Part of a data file
------------------------------------
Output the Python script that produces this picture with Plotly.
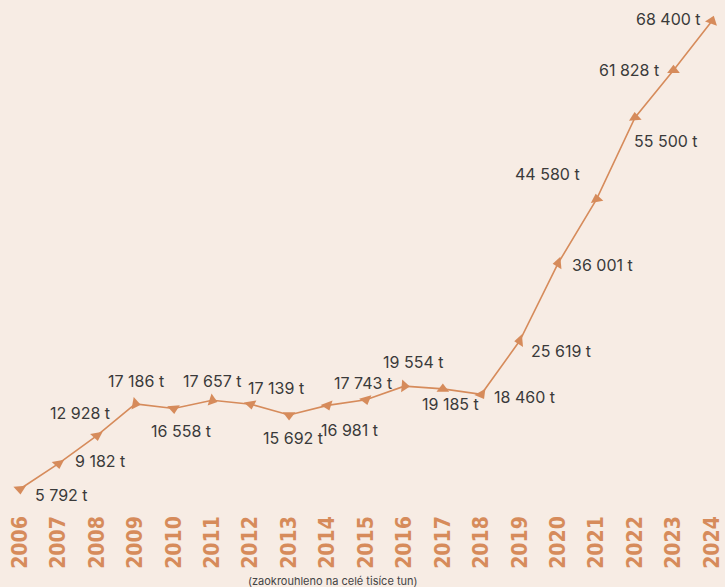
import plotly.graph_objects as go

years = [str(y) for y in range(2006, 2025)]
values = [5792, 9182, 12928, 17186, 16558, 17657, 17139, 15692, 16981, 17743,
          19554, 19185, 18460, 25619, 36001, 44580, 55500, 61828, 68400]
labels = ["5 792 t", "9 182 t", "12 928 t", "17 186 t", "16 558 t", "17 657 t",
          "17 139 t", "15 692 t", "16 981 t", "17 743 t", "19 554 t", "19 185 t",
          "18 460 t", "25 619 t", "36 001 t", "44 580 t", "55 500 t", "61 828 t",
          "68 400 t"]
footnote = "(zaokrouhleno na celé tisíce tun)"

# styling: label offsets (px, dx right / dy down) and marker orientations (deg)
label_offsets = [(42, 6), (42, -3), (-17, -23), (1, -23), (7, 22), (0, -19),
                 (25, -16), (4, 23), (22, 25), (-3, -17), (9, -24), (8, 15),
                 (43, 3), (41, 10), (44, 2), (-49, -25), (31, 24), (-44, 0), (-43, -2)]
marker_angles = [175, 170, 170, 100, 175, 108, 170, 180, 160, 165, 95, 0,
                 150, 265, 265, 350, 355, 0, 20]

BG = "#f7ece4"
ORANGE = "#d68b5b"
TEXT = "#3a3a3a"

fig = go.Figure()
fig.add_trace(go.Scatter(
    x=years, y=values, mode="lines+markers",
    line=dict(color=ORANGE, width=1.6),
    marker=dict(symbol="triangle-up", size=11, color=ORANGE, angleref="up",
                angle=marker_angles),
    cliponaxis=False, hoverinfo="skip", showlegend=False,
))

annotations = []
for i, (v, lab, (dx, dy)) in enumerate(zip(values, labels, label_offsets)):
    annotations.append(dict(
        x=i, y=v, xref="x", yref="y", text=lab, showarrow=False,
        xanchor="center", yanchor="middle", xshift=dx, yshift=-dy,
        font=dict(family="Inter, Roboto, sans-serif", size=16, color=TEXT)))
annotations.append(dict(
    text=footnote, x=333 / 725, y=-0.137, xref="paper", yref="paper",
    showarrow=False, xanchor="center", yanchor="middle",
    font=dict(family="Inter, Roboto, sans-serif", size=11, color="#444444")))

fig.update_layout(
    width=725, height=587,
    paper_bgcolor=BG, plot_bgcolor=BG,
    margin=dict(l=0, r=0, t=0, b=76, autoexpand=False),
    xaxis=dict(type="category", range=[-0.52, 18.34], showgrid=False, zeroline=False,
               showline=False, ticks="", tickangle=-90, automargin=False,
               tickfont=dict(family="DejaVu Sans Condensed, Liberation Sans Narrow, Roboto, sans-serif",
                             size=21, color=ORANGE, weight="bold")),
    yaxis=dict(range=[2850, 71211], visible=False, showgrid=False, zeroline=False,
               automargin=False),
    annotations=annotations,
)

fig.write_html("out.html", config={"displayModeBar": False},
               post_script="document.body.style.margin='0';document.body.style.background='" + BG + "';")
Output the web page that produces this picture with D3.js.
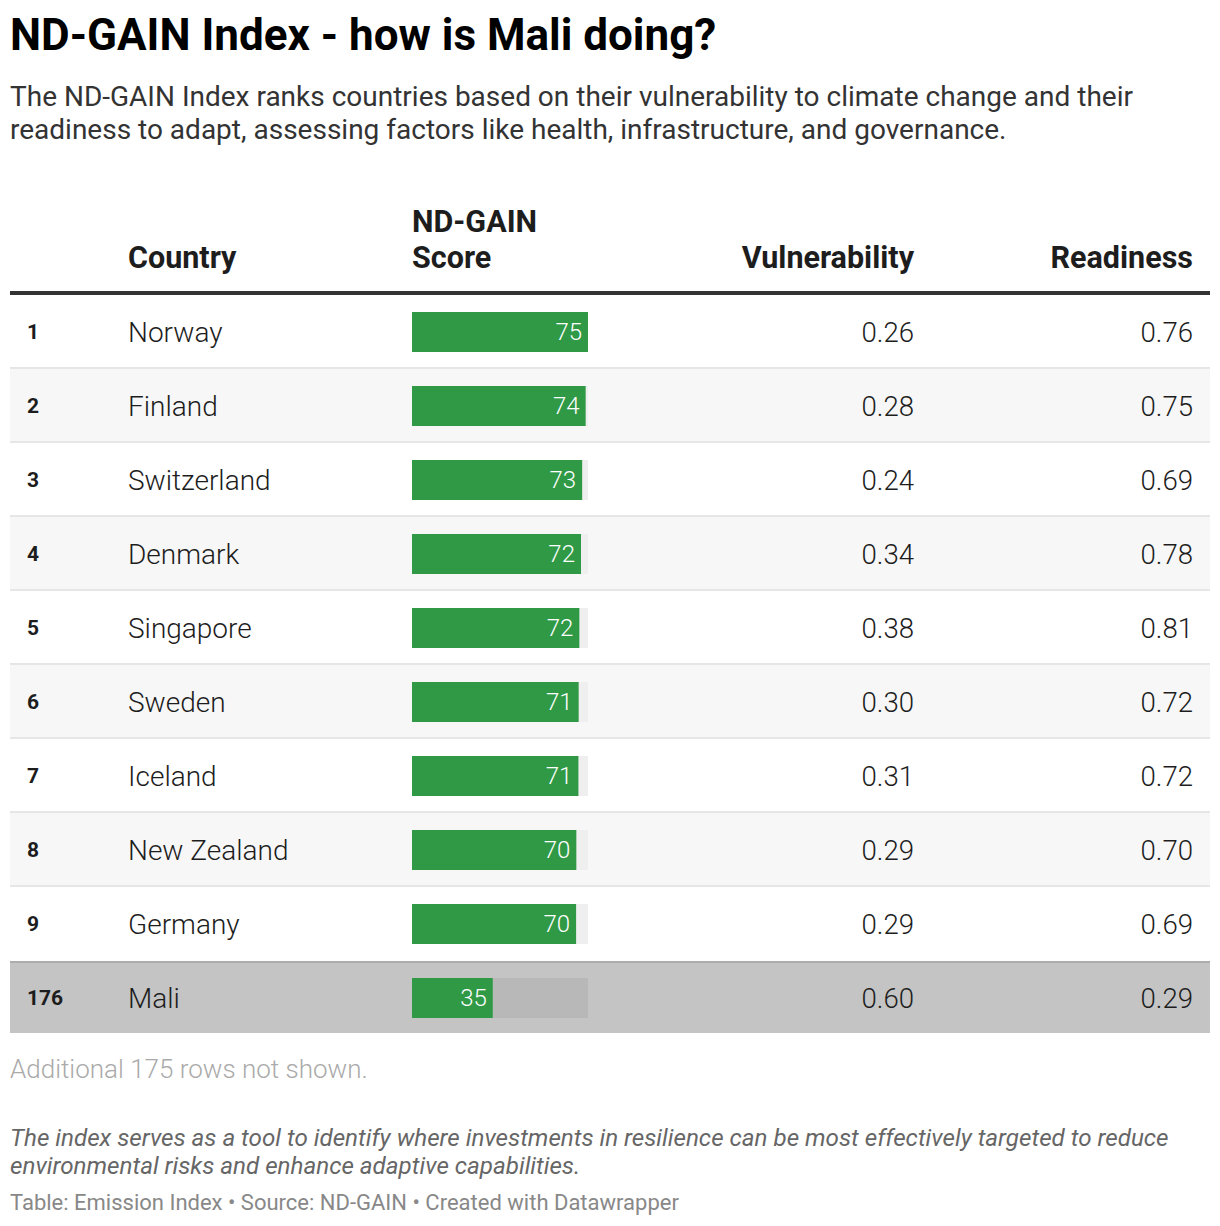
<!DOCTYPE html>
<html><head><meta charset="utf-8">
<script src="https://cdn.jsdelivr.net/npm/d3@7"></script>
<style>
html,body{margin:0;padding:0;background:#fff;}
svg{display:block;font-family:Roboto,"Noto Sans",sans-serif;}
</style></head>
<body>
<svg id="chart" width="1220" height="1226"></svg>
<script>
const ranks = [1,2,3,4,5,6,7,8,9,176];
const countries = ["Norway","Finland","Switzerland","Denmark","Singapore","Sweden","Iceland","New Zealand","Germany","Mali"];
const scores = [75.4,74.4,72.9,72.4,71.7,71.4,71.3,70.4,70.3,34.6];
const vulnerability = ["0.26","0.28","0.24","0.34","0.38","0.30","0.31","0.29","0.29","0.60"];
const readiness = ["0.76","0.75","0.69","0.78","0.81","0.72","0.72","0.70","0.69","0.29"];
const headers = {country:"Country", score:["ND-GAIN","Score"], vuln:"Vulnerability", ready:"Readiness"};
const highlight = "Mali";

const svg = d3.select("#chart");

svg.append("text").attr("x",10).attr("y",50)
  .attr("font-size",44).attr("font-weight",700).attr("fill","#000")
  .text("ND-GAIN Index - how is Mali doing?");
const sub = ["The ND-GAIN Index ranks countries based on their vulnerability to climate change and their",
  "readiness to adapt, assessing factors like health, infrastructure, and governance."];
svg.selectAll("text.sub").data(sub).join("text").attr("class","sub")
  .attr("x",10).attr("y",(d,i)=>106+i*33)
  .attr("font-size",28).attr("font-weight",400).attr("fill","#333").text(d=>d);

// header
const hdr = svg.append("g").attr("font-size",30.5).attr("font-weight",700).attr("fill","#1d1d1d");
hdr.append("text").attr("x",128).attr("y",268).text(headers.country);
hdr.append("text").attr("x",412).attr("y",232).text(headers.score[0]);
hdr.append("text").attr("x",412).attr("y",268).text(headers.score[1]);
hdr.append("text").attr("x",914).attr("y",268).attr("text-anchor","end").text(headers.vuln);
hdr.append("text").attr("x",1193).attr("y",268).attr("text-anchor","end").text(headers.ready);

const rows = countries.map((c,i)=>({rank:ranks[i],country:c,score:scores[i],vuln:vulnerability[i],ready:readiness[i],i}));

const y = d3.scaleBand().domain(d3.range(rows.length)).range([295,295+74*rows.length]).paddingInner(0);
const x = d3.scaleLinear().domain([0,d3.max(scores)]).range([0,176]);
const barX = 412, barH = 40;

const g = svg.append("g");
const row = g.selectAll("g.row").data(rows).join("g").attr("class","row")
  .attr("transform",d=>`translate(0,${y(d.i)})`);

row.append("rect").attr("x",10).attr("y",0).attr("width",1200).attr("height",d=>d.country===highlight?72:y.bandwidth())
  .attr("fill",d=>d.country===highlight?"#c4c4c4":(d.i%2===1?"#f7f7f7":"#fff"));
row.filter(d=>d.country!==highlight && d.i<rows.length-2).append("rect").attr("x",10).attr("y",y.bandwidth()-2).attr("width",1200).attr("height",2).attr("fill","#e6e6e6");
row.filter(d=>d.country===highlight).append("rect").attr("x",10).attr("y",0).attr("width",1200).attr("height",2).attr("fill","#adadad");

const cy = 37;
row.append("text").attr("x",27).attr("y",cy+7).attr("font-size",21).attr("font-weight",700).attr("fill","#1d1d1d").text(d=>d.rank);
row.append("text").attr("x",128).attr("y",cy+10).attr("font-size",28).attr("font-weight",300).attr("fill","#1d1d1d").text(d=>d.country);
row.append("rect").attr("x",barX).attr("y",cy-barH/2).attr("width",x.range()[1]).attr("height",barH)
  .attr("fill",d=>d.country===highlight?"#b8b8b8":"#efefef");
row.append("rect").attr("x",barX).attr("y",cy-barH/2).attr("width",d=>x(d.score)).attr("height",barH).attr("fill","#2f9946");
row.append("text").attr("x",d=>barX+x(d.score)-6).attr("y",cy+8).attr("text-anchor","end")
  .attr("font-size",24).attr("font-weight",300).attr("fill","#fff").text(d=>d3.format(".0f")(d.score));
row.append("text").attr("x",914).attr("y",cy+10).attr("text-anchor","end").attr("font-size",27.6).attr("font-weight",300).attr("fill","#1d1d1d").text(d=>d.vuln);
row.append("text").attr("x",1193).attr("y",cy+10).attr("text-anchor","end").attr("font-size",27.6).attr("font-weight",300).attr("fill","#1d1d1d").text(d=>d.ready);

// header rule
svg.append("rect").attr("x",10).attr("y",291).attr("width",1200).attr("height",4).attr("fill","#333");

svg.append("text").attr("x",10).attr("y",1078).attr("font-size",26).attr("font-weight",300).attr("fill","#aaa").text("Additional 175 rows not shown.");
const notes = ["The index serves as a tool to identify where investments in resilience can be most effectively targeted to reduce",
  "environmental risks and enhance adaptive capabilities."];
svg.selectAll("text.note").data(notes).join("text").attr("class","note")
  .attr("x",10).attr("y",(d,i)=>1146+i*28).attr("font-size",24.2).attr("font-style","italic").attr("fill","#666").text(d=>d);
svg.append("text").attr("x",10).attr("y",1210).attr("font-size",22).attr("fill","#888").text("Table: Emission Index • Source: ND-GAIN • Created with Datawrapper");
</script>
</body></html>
------------------------------------
**TASK TO CARRY OUT**. Starting with the first line of the data above and ending with the line containing "import plotly.graph_objects as go", please restate every line exactly, leaving images out.

**TASK OUTPUT**.
Output the Python script that produces this picture with Plotly.
import plotly.graph_objects as go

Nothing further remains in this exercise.